● PROBLEM TO SOLVE:
Look through the lines below and extract each one that contains "chart".
+ + + + +
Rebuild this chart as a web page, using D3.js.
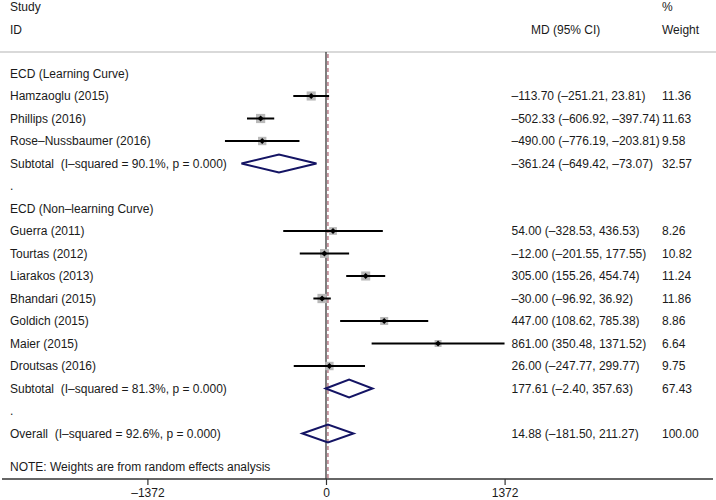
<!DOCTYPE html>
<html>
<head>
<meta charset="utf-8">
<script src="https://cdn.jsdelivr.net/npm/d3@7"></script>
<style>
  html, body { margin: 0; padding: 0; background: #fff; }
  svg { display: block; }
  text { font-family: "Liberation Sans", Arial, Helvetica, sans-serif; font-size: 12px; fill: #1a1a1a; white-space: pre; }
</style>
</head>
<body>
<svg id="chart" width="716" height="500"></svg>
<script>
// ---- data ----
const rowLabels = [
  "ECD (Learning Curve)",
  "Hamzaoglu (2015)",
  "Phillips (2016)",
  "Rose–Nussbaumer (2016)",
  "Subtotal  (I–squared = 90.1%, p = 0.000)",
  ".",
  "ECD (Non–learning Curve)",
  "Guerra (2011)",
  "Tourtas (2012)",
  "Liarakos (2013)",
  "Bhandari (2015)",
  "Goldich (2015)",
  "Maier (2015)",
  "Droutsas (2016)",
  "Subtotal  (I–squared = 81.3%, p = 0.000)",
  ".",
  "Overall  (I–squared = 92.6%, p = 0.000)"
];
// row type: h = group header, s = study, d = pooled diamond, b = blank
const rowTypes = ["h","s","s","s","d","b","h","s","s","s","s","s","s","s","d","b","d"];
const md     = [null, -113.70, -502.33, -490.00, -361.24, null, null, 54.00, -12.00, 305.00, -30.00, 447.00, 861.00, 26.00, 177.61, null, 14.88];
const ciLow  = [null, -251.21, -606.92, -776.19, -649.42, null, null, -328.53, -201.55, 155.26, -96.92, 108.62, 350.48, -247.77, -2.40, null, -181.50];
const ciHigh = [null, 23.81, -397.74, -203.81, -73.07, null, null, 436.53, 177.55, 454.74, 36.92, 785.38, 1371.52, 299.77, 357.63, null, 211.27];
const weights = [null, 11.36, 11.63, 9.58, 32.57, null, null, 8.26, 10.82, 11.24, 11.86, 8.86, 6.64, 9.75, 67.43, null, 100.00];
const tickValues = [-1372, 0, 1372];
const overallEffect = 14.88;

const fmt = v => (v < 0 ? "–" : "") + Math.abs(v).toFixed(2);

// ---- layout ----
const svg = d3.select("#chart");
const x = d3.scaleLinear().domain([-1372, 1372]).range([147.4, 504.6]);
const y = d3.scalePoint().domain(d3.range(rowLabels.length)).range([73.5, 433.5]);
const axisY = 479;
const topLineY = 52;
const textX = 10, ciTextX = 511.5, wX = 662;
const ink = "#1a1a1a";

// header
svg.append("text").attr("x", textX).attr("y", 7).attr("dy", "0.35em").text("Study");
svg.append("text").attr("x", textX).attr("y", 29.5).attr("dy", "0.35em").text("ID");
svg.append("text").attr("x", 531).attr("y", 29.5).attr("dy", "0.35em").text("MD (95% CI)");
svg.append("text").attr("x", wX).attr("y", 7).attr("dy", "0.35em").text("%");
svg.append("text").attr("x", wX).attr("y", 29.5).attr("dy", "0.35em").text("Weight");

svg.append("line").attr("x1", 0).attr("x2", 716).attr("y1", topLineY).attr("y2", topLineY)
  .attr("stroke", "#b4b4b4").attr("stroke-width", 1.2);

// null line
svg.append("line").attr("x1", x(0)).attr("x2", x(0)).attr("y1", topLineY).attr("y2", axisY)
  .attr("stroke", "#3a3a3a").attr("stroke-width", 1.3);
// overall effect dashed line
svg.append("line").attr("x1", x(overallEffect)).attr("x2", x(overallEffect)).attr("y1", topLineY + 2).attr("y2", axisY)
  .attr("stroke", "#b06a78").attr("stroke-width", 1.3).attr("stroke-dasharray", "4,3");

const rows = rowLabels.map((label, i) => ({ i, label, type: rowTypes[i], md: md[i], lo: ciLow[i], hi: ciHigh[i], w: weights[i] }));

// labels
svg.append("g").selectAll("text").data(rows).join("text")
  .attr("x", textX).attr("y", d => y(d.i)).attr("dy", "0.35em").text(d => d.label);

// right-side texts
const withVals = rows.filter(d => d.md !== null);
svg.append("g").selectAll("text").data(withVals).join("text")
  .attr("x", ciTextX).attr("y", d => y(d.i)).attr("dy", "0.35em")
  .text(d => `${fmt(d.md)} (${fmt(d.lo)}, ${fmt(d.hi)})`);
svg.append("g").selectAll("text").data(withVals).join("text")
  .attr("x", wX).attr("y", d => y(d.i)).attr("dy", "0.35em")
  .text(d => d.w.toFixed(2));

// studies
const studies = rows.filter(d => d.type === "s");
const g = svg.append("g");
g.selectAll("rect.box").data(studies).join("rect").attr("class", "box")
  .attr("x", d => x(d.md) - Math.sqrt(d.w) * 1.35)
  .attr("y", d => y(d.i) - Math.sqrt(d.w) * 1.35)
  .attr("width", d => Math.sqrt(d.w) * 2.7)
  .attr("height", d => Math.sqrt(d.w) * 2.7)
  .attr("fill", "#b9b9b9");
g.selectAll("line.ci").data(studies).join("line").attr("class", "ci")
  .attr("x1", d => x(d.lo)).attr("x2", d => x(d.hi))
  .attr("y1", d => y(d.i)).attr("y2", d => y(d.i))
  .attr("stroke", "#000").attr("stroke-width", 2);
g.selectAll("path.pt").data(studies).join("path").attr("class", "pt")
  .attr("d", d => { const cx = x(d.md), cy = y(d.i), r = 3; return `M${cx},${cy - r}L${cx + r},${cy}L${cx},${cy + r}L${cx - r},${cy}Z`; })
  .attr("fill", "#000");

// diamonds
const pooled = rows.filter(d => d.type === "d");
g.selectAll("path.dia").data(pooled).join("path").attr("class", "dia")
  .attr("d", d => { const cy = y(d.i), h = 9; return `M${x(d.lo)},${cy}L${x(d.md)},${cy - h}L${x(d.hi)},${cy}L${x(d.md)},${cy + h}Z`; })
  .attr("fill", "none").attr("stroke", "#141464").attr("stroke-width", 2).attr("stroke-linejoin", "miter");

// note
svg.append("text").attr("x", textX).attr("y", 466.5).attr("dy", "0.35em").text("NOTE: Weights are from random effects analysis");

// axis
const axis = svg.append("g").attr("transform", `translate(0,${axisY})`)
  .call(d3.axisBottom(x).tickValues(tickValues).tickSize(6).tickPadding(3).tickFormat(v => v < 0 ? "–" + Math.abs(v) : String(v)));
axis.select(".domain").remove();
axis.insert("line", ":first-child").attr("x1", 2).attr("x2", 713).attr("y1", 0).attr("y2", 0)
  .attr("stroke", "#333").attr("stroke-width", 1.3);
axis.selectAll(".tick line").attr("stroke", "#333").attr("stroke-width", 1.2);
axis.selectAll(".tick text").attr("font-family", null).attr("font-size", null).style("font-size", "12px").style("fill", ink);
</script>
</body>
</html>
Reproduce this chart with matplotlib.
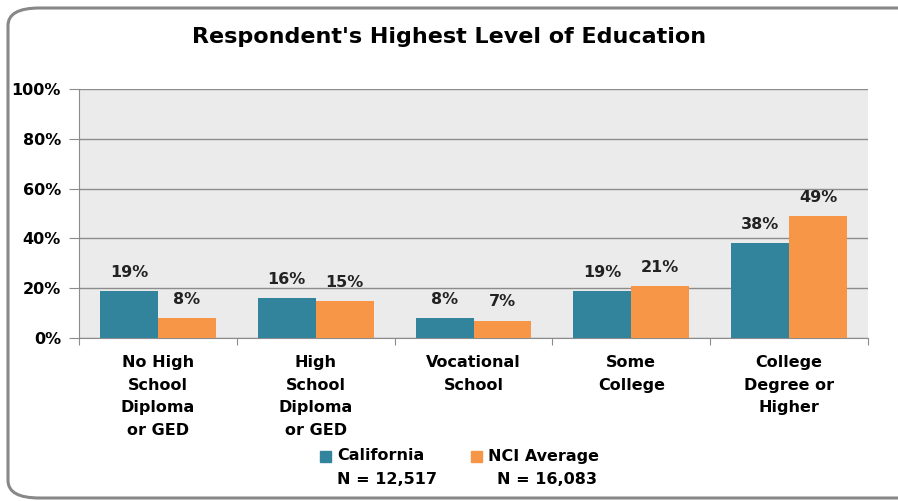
+ + + + +
● REPLY:
Rebuild this chart as a web page, using D3.js.
<svg id="chart" width="716" height="500"></svg>
const svg = d3.select("#chart");
Reproduce this chart with matplotlib.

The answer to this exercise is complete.